Os VTS também são um bom negócio... mas sobre o exercício da cidadania lembro-me logo do Sá Fernandes que custou a Lisboa uma pipa de massa, por causa de um túnel que acabou por ser feito.

Da birra do senhor apenas resultaram benefícios pessoais e um lugar de vereador, e muito prejuízo...

Até onde vai a cidadania?

alf disse...

Essa história pode ser fruto de pessoas com caracteristicas que nem todos temos, felizmente que as há! mas a nossa sociedade não pode depender de pessoas assim.

Mas, e eu hoje estou pouco natalicio,será que não há aí interesses escondidos? Quem vai ganhar dinheiro com isso?


Temos uma imensa falta de representatividade na nossa organização política e social. Em vez de as pessoas recorrerem ao "seu" deputado para fazerem chegar os seus problemas ao parlamento, para isso é que os deputados foram inventados, têm de andar a reunir uma infinidade de assinaturas, ter imenso trabalho e perder imenso tempo.

Enquanto eu não tiver um deputado que me represente, eu não vivo numa democracia. Mas eu quero viver numa democracia; que devo fazer? (emigrar não é solução0)

Manuel Rocha disse...

"Transferencia de responsabilidades" é a questão chave, Quint.
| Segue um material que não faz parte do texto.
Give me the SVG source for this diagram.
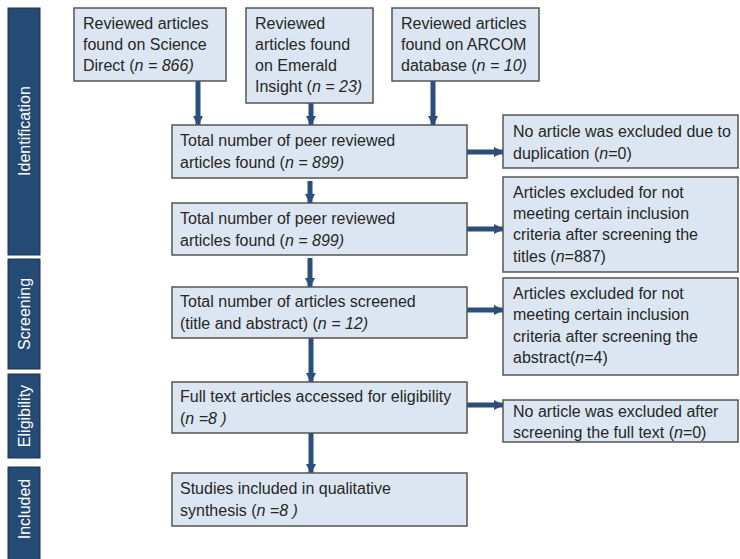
<svg xmlns="http://www.w3.org/2000/svg" width="740" height="559" viewBox="0 0 740 559">
  <style>
    .box { fill: #dce6f2; stroke: #555555; stroke-width: 1.5; }
    .bar { fill: #254a76; stroke: #1a3352; stroke-width: 1; }
    .t { font-family: "Liberation Sans", Arial, sans-serif; font-size: 16px; fill: #262626; }
    .lbl { font-family: "Liberation Sans", Arial, sans-serif; font-size: 16px; fill: #ffffff; text-anchor: middle; dominant-baseline: central; }
    .i { font-style: italic; }
    .c { fill: none; stroke: #2b4f7c; stroke-width: 5; }
  </style>
  <defs>
    <marker id="head" viewBox="0 0 10 10" refX="9" refY="5" markerWidth="2" markerHeight="2" orient="auto" markerUnits="strokeWidth">
      <path d="M0,0 L10,5 L0,10 Z" fill="#2b4f7c"/>
    </marker>
  </defs>
  <rect width="740" height="559" fill="#ffffff"/>

  <!-- stage bars -->
  <g id="stage-identification">
    <rect class="bar" x="8" y="8" width="32" height="247"/>
    <text class="lbl" transform="translate(24,131) rotate(-90)">Identification</text>
  </g>
  <g id="stage-screening">
    <rect class="bar" x="8" y="259" width="32" height="110"/>
    <text class="lbl" transform="translate(24,314) rotate(-90)">Screening</text>
  </g>
  <g id="stage-eligibility">
    <rect class="bar" x="8" y="374" width="32" height="84"/>
    <text class="lbl" transform="translate(24,416) rotate(-90)">Eligibility</text>
  </g>
  <g id="stage-included">
    <rect class="bar" x="8" y="467" width="32" height="100"/>
    <text class="lbl" transform="translate(24,509) rotate(-90)">Included</text>
  </g>

  <!-- connectors -->
  <g id="connectors">
    <line class="c" x1="198" y1="81" x2="198" y2="125" marker-end="url(#head)"/>
    <line class="c" x1="311" y1="103" x2="311" y2="125" marker-end="url(#head)"/>
    <line class="c" x1="433" y1="81" x2="433" y2="125" marker-end="url(#head)"/>
    <line class="c" x1="467" y1="152" x2="503" y2="152" marker-end="url(#head)"/>
    <line class="c" x1="310" y1="181" x2="310" y2="203" marker-end="url(#head)"/>
    <line class="c" x1="467" y1="229" x2="503" y2="229" marker-end="url(#head)"/>
    <line class="c" x1="310" y1="258" x2="310" y2="287" marker-end="url(#head)"/>
    <line class="c" x1="467" y1="310" x2="503" y2="310" marker-end="url(#head)"/>
    <line class="c" x1="311" y1="338" x2="311" y2="382" marker-end="url(#head)"/>
    <line class="c" x1="467" y1="405" x2="503" y2="405" marker-end="url(#head)"/>
    <line class="c" x1="311" y1="433" x2="311" y2="473" marker-end="url(#head)"/>
  </g>

  <!-- source boxes -->
  <g id="src-sciencedirect">
    <rect class="box" x="74" y="8" width="152" height="73"/>
    <text class="t" x="83" y="29">Reviewed articles</text>
    <text class="t" x="83" y="50">found on Science</text>
    <text class="t" x="83" y="71">Direct (<tspan class="i">n = 866)</tspan></text>
  </g>
  <g id="src-emerald">
    <rect class="box" x="246" y="8" width="127" height="95"/>
    <text class="t" x="255" y="29">Reviewed</text>
    <text class="t" x="255" y="50">articles found</text>
    <text class="t" x="255" y="71">on Emerald</text>
    <text class="t" x="255" y="92">Insight (<tspan class="i">n = 23)</tspan></text>
  </g>
  <g id="src-arcom">
    <rect class="box" x="392" y="8" width="147" height="73"/>
    <text class="t" x="401" y="29">Reviewed articles</text>
    <text class="t" x="401" y="50">found on ARCOM</text>
    <text class="t" x="401" y="71">database (<tspan class="i">n = 10)</tspan></text>
  </g>

  <!-- main flow -->
  <g id="total-found">
    <rect class="box" x="172" y="125" width="295" height="53"/>
    <text class="t" x="180" y="146">Total number of peer reviewed</text>
    <text class="t" x="180" y="168">articles found (<tspan class="i">n = 899)</tspan></text>
  </g>
  <g id="total-found-2">
    <rect class="box" x="172" y="203" width="295" height="52"/>
    <text class="t" x="180" y="224">Total number of peer reviewed</text>
    <text class="t" x="180" y="246">articles found (<tspan class="i">n = 899)</tspan></text>
  </g>
  <g id="screened">
    <rect class="box" x="172" y="287" width="295" height="51"/>
    <text class="t" x="180" y="307">Total number of articles screened</text>
    <text class="t" x="180" y="329">(title and abstract) (<tspan class="i">n = 12)</tspan></text>
  </g>
  <g id="eligibility">
    <rect class="box" x="172" y="382" width="295" height="51"/>
    <text class="t" x="180" y="402">Full text articles accessed for eligibility</text>
    <text class="t" x="180" y="424">(<tspan class="i">n =8 )</tspan></text>
  </g>
  <g id="included">
    <rect class="box" x="172" y="473" width="295" height="53"/>
    <text class="t" x="180" y="494">Studies included in qualitative</text>
    <text class="t" x="180" y="516">synthesis (<tspan class="i">n =8 )</tspan></text>
  </g>

  <!-- exclusion boxes -->
  <g id="excl-duplicates">
    <rect class="box" x="503" y="115" width="235" height="53"/>
    <text class="t" x="513" y="137">No article was excluded due to</text>
    <text class="t" x="513" y="159">duplication  (<tspan class="i">n</tspan>=0)</text>
  </g>
  <g id="excl-titles">
    <rect class="box" x="503" y="177" width="235" height="95"/>
    <text class="t" x="513" y="198">Articles excluded for not</text>
    <text class="t" x="513" y="219">meeting certain inclusion</text>
    <text class="t" x="513" y="240">criteria after screening the</text>
    <text class="t" x="513" y="262">titles (<tspan class="i">n</tspan>=887)</text>
  </g>
  <g id="excl-abstract">
    <rect class="box" x="503" y="278" width="235" height="97"/>
    <text class="t" x="513" y="299">Articles excluded for not</text>
    <text class="t" x="513" y="320">meeting certain inclusion</text>
    <text class="t" x="513" y="342">criteria after screening the</text>
    <text class="t" x="513" y="363">abstract(<tspan class="i">n</tspan>=4)</text>
  </g>
  <g id="excl-fulltext">
    <rect class="box" x="503" y="400" width="235" height="42"/>
    <text class="t" x="513" y="417">No article was excluded after</text>
    <text class="t" x="513" y="438">screening the full text (<tspan class="i">n</tspan>=0)</text>
  </g>
</svg>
E se feita frente à TV então é duplo espectáculo, como diz o Tiago.

Básicamente é desse tipo de "cidadania" que fala o António, da que aparenta estar ao serviço de agendas pessoais.

Claro que mesmo quando são outros a dar o pontapé de saída, os do costume chegam-se sempre à frente para a fotografia. No caso deste exemplo também assim foi e será. Quando há iniciativas mediáticas lá estão os Directores do momento e os Presidentes dos Institutos perfilados para não serem atropelados pelo comboio em movimento, e se possivel fazendo passar a mensagem que foram eles a locomotiva.Mas isso é da natureza humana.

Quanto aos deputados, Alf, no caso a deputada Heloisa Apolónia pegou no caso e não o largou. O seu a seu dono, certo ?
Uma última nota quanto ao ganhar dinheiro. Não há aqui ingénuos. Há sempre quem lucre com tudo. Mas as tais marafadas, não me parece, porque ainda antes de ontem fui jantar com elas e tive de ser eu a pagar a conta, pois estão tão tesas como de costume.

Anónimo disse...

Manuel Rocha:

Obrigada pela referência e por não se ter esquecido do meu pedido.

Gostei do exemplo de exercicio de cidadania que deu, do qual confesso que já tinha tido ecos.

É claro que logo a seguir não se cuibiu de voltar a zurzir.

Contudo, a honestidade obriga-me a reconhecer que o faz com equilibrio. Não consigo detectar os sinais de gratuitidade que costumam acompanhar este tipo de escrita. Além disso, o senhor e o comentador Alf trazem uma leitura pouco vista e por isso mais vulnerável a antipatias: apontam o dedo a cada um de nós.

Continue a "incomodar-me" que continuarei a lé-lo.